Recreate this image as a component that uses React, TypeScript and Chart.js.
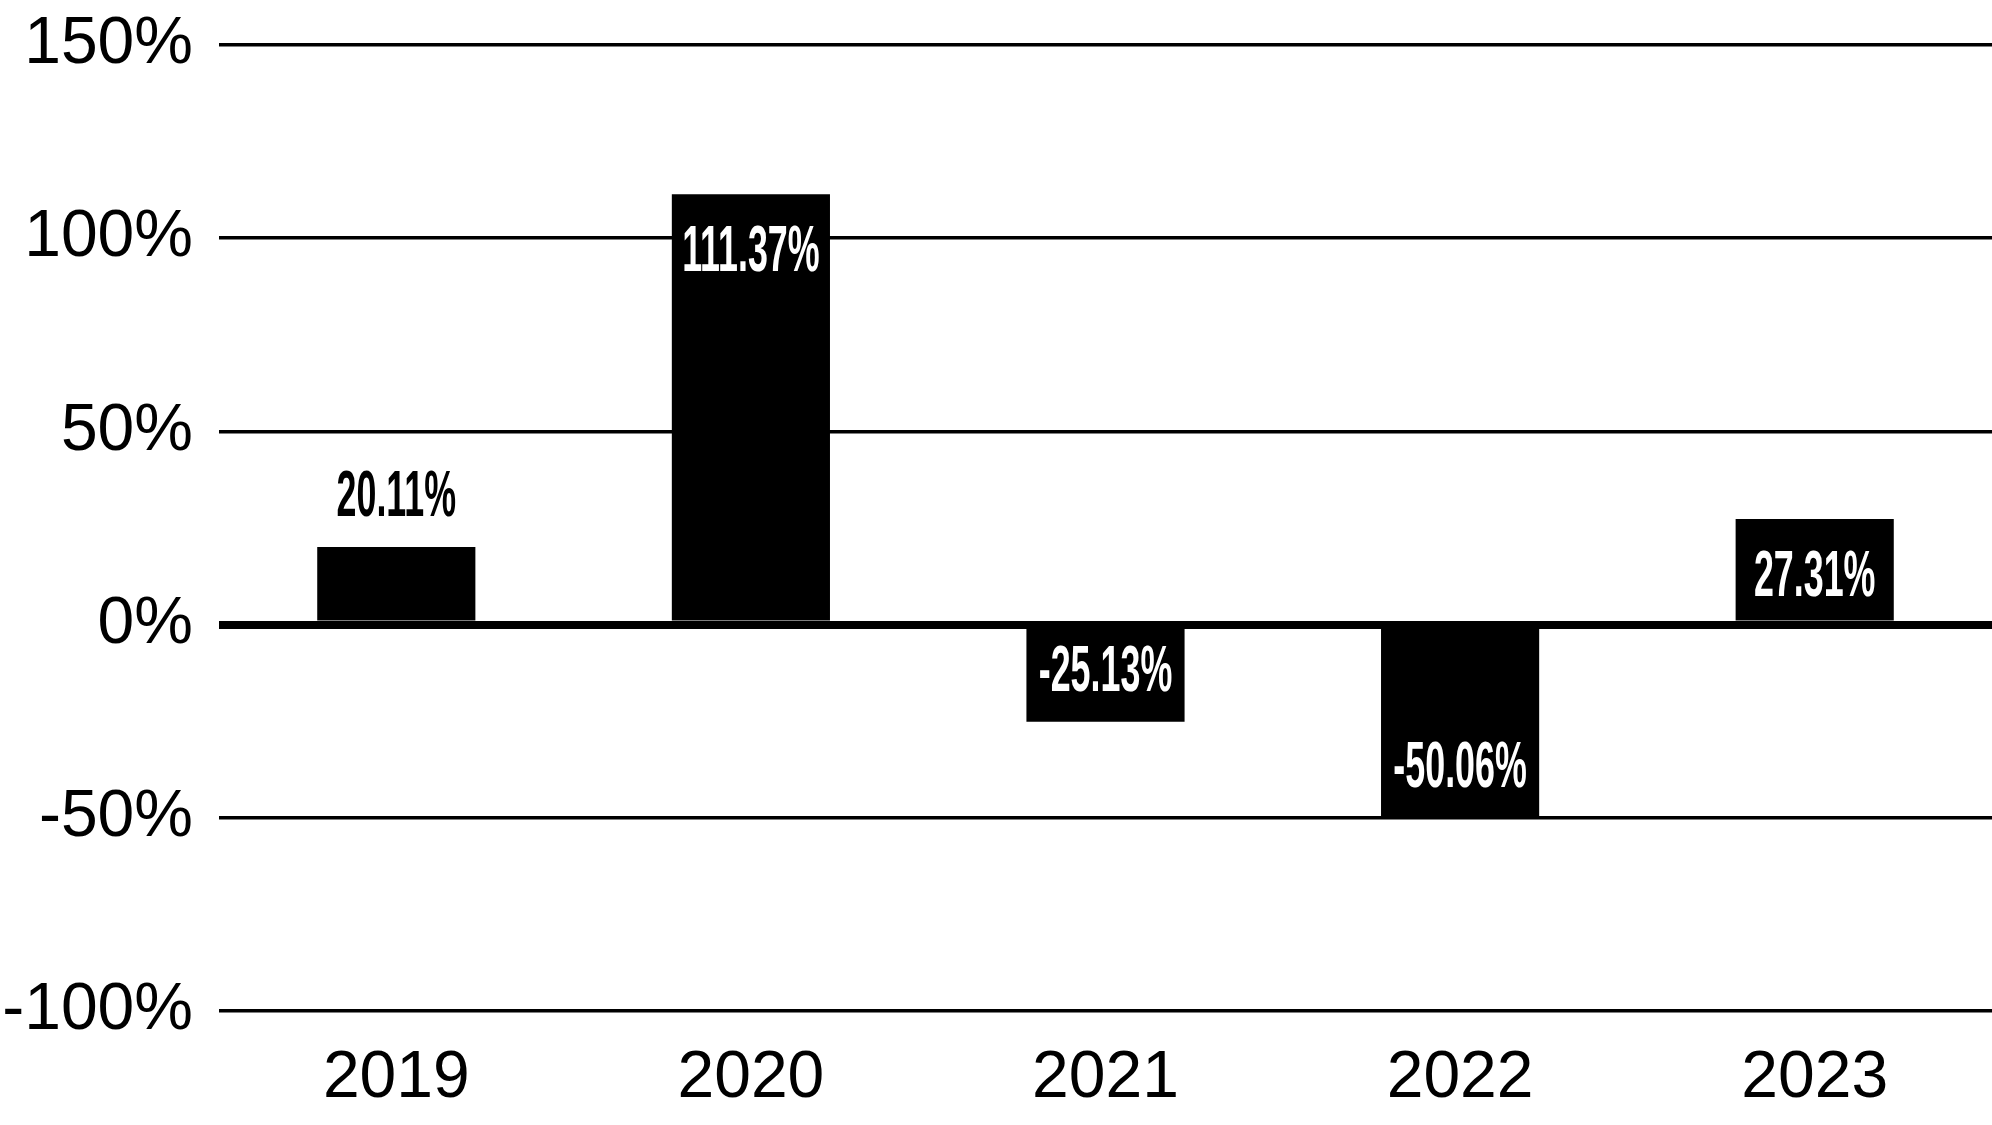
import React, { useEffect, useRef } from "react";
import { Chart, registerables } from "chart.js";

Chart.register(...registerables);

const categories = ["2019", "2020", "2021", "2022", "2023"];
const returns = [20.11, 111.37, -25.13, -50.06, 27.31];
const yTicks = [-100, -50, 0, 50, 100, 150];

const labelPlugin = {
  id: "barValueLabels",
  afterDatasetsDraw(chart: any) {
    const ctx = chart.ctx;
    const meta = chart.getDatasetMeta(0);
    const data = chart.data.datasets[0].data as number[];
    const cap = 46;
    const gap = 31;
    const sx = 0.56;
    const fontSize = 64;
    ctx.save();
    ctx.font = `bold ${fontSize}px "Liberation Sans", Arial, sans-serif`;
    ctx.textAlign = "center";
    ctx.textBaseline = "alphabetic";
    meta.data.forEach((bar: any, i: number) => {
      const v = data[i];
      const { x, y, base } = bar.getProps(["x", "y", "base"], true);
      const h = Math.abs(base - y);
      const text = v.toFixed(2) + "%";
      let baseline: number;
      let color: string;
      if (h < cap + gap + 12) {
        baseline = v >= 0 ? y - gap : y + gap + cap;
        color = "#000";
      } else {
        baseline = v >= 0 ? y + gap + cap : y - gap;
        color = "#fff";
      }
      ctx.save();
      ctx.translate(x, baseline);
      ctx.scale(sx, 1);
      ctx.fillStyle = color;
      ctx.fillText(text, 0, 0);
      ctx.restore();
    });
    ctx.restore();
  },
};

export default function App() {
  const ref = useRef<HTMLCanvasElement | null>(null);

  useEffect(() => {
    document.body.style.margin = "0";
    if (!ref.current) return;
    const font = { family: '"Liberation Sans", Arial, sans-serif', size: 66 };
    const chart = new Chart(ref.current, {
      type: "bar",
      data: {
        labels: categories,
        datasets: [
          {
            data: returns,
            backgroundColor: "#000",
            borderWidth: 0,
            barPercentage: 0.446,
            categoryPercentage: 1,
          },
        ],
      },
      plugins: [labelPlugin],
      options: {
        animation: false,
        responsive: false,
        devicePixelRatio: 1,
        layout: { padding: { top: 45, right: 0, left: 0, bottom: 0 } },
        plugins: {
          legend: { display: false },
          tooltip: { enabled: false },
        },
        scales: {
          x: {
            grid: { display: false, drawTicks: false },
            border: { display: false },
            ticks: { color: "#000", font, padding: 28, maxRotation: 0 },
            afterFit: (s: any) => {
              s.height = 114;
              s.paddingLeft = 0;
              s.paddingRight = 0;
            },
          },
          y: {
            min: -100,
            max: 150,
            afterBuildTicks: (s: any) => {
              s.ticks = yTicks.map((v) => ({ value: v }));
            },
            grid: {
              color: "#000",
              lineWidth: (c: any) => (c.tick && c.tick.value === 0 ? 8 : 3.5),
              drawTicks: false,
            },
            border: { display: false },
            ticks: {
              color: "#000",
              font,
              padding: 26,
              callback: (v: any) => v + "%",
            },
            afterFit: (s: any) => {
              s.width = 219;
              s.paddingTop = 0;
              s.paddingBottom = 0;
            },
          },
        },
      } as any,
    });
    return () => chart.destroy();
  }, []);

  return (
    <div style={{ width: 1992, height: 1125 }}>
      <canvas ref={ref} width={1992} height={1125} style={{ display: "block", width: 1992, height: 1125 }} />
    </div>
  );
}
────────────────────
Request:
Restate only the lines running from the start of the material above through the line containing "Chart.register(...registerables);", ends included. No pictures.

Result below:
Recreate this image as a component that uses React, TypeScript and Chart.js.
import React, { useEffect, useRef } from "react";
import { Chart, registerables } from "chart.js";

Chart.register(...registerables);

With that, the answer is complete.